August 19, 2021

A reflection on 30 years of Ukraine’s renewed independence


This is an exhilarating and emotional time! It is, after all, a celebration of the resurrection of a much-persecuted people, the proverbial spring of an old nation which has experienced glory in the past as well as incomparable tragedy. Nothing is as wonderful as at long last establishing oneself as master of one’s own land with great hope for the duration, retrieving what was once ours but lost because of the criminality of others.

Trials and tribulations, growing pains, forget them at least for a single day. They are merely an inconvenience today, to be dealt with as soon as tomorrow.

It is, indeed, great to be alive at this time, although one cannot but feel profound sadness for our parents and grandparents who did not live to see this day. After all, they made it all possible through their hard work and unwavering faith. They died in many different ways with Ukraine on their lips. They contributed much more than we, the current generation. We bow our heads in deep reverence and lift our hearts to all those Ukrainians who came before us. We are luckier than many previous generations of Ukrainians, even those who experienced freedom as well but only for a brief period of time.

This was not simply a momentary proclamation on August 24, 1991, by remnants of an old decaying cadre led by a few good and noble men and women. This act was followed by a genuine manifestation of the will of the entire people, a referendum of the people, people scarred psychologically over many years, many previously egregiously persecuted and even interned, their language, their soul rebuked and oppressed for many centuries.

They were told to become Little Russians even though their legacy was more than 1,000 years old and centuries older than that of the thieves and oppressors.

Five years later the peoples’ representatives drew on their venerable national tradition of democratic rule dating back to 1710, and drafted and adopted a democratic Constitution, a model, in fact, for others, despite some minor shortcomings.

That democratic tradition was so deeply ingrained that despite the psychological scars, when bad people tried to undermine the people’s will to govern themselves, the undying spirit of the people rebelled. In particular, the young rose up against a fraudulent election and installed their properly elected representative.

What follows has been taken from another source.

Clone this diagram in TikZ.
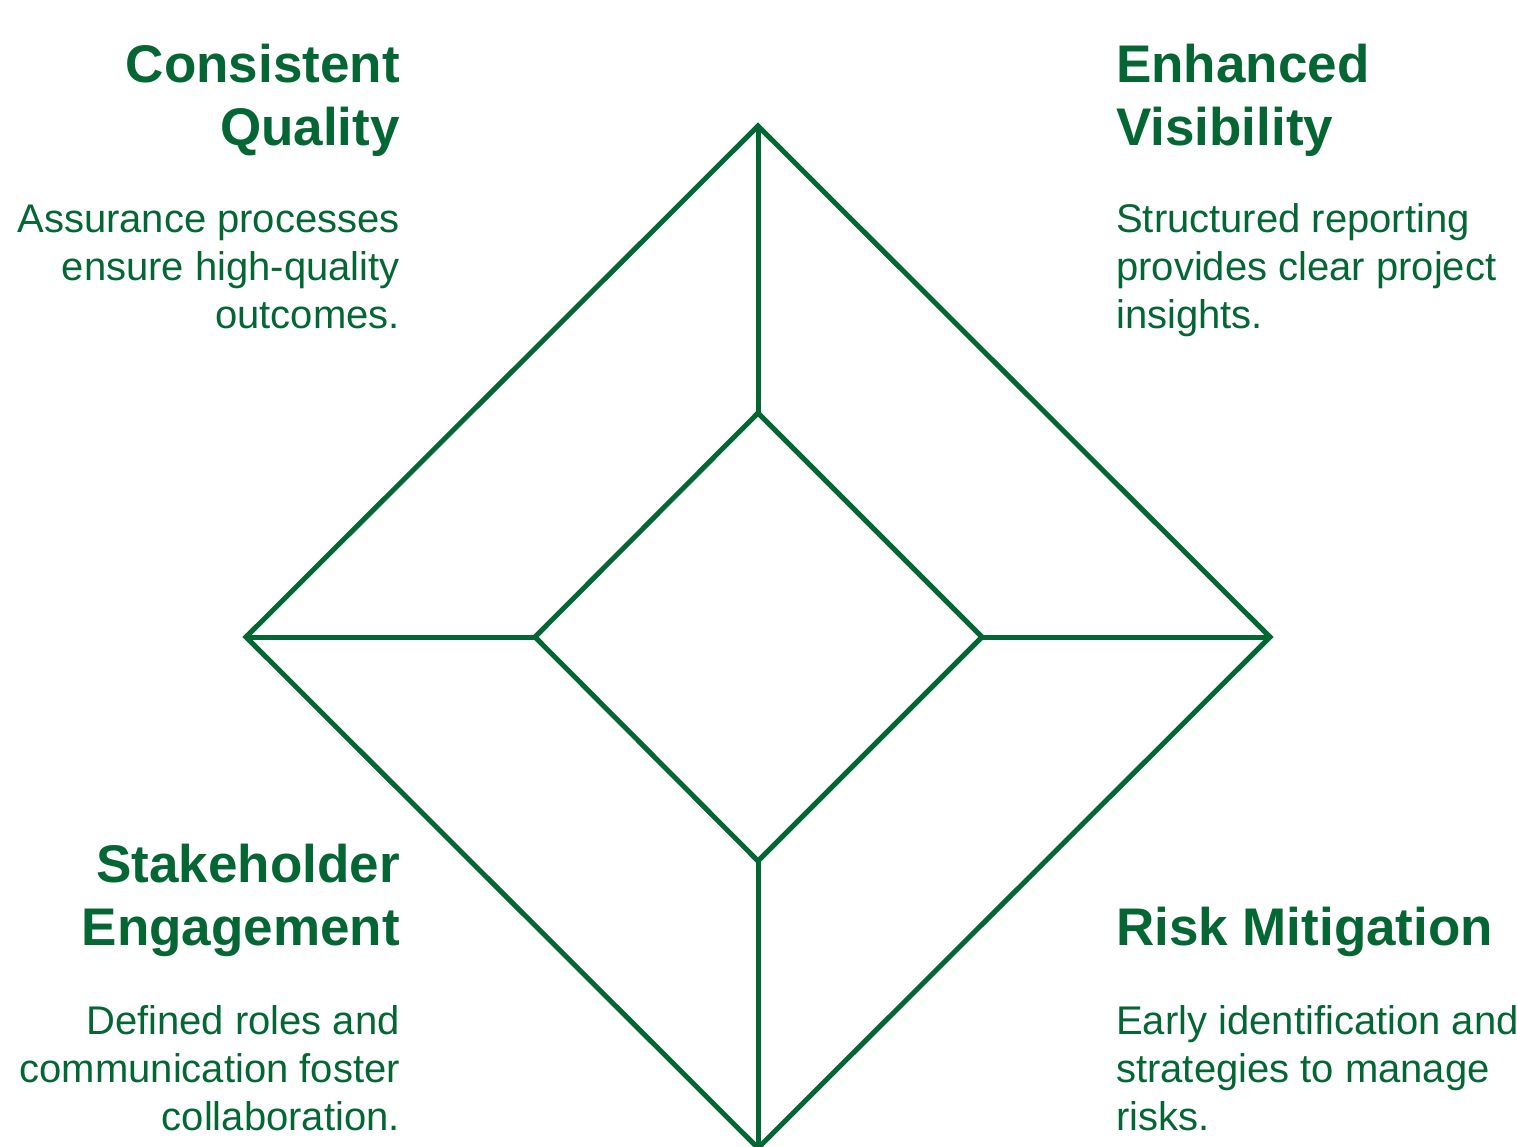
\documentclass[tikz,border=0pt]{standalone}
\usepackage{fontspec}
\setmainfont{Liberation Sans}
\usepackage{xcolor}
\usepackage{tikz}

\definecolor{leafgreen}{RGB}{4,102,51}

\tikzset{
  head/.style={font=\bfseries\fontsize{53}{63}\selectfont, text=leafgreen, inner sep=0pt},
  blurb/.style={font=\fontsize{40}{48}\selectfont, text=leafgreen, inner sep=0pt},
  rim/.style={draw=leafgreen, line width=5pt, line join=miter}
}

\begin{document}
\begin{tikzpicture}[x=1pt,y=-1pt]
	\useasboundingbox (0,0) rectangle (1517,1146);
	% outer and inner corners
	\coordinate (o1) at (758,126);
	\coordinate (o2) at (1270,637);
	\coordinate (o3) at (758,1148);
	\coordinate (o4) at (246,637);
	\coordinate (i1) at (758,413);
	\coordinate (i2) at (982,637);
	\coordinate (i3) at (758,861);
	\coordinate (i4) at (535,637);
	\draw[rim] (o1) -- (o2) -- (o3) -- (o4) -- cycle;
	\draw[rim] (i1) -- (i2) -- (i3) -- (i4) -- cycle;
	\draw[rim] (o1) -- (i1);
	\draw[rim] (o2) -- (i2);
	\draw[rim] (o3) -- (i3);
	\draw[rim] (o4) -- (i4);
	% labels (anchored at the last line)
	\node[head, align=right, anchor=base east] (h1) at (400,145) {Consistent\\Quality};
	\node[blurb, align=right, anchor=base east] (b1) at (400,328) {Assurance processes\\ensure high-quality\\outcomes.};
	\node[head, align=left, anchor=base west] (h2) at (1116,145) {Enhanced\\Visibility};
	\node[blurb, align=left, anchor=base west] (b2) at (1116,328) {Structured reporting\\provides clear project\\insights.};
	\node[head, align=right, anchor=base east] (h3) at (400,945) {Stakeholder\\Engagement};
	\node[blurb, align=right, anchor=base east] (b3) at (400,1130) {Defined roles and\\communication foster\\collaboration.};
	\node[head, align=left, anchor=base west] (h4) at (1116,945) {Risk Mitigation};
	\node[blurb, align=left, anchor=base west] (b4) at (1116,1130) {Early identification and\\strategies to manage\\risks.};
\end{tikzpicture}
\end{document}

Years of peace followed, though often undermined by foreign interference. The Muscovites would not let go. The insidious forces both domestic and foreign within Ukraine and at its borders pursued a hostile agenda, and finally prevailed installing as president a Russian dupe. Immediately, he started doing Moscow’s work. However, the people rose up to the task and after only a few years they took to the streets once again and ousted the renegade.

Unsuccessful in their internal war against Ukraine and its people, the savage and historic oppressor from Moscow used this opportunity and invaded openly and brazenly, illegally annexed Ukrainian territory in Crimea and commenced military hostilities in the eastern region of Donbas. More than seven years later, the armed struggle continues. Many have died, even more have been displaced. Despite numerous ceasefires, Moscow continues the carnage.

Nevertheless, despite the turmoil and Western ineffectiveness in mediating peace, the Ukrainian nation and state persists as testimony to an undying and freedom-loving spirit.

Damn Muscovites! Know that Ukrainian freedom and statehood are forever. Glory to Ukraine! Glory to its legions of heroes who died over the centuries to make our freedom possible. This and future generations owe you! We will never forget you and promise to make good on your great sacrifice!

Much remains to be done but, despite deficiencies and tremendous obstacles, the first 30 years have been glorious and unforgettable. Ukrainian freedom was considered once to be the Impossible Dream. Not impossible any more. It is a dream that has become real, very real! All Ukrainians everywhere, in Ukraine or in New Zealand, should be living this dream.

Fellow Ukrainians! Let us set aside all personal mundane and even serious cares, troubles and squabbles. Let us remember our grandparents and parents. Let us hug our children and grandchildren. Today is our Independence Day. Our glorious, often tragic quest for freedom has been attained! Thank God!

Askold S. Lozynskyj is an attorney at law based in New York City who served as president of the Ukrainian World Congress in 1998-2008.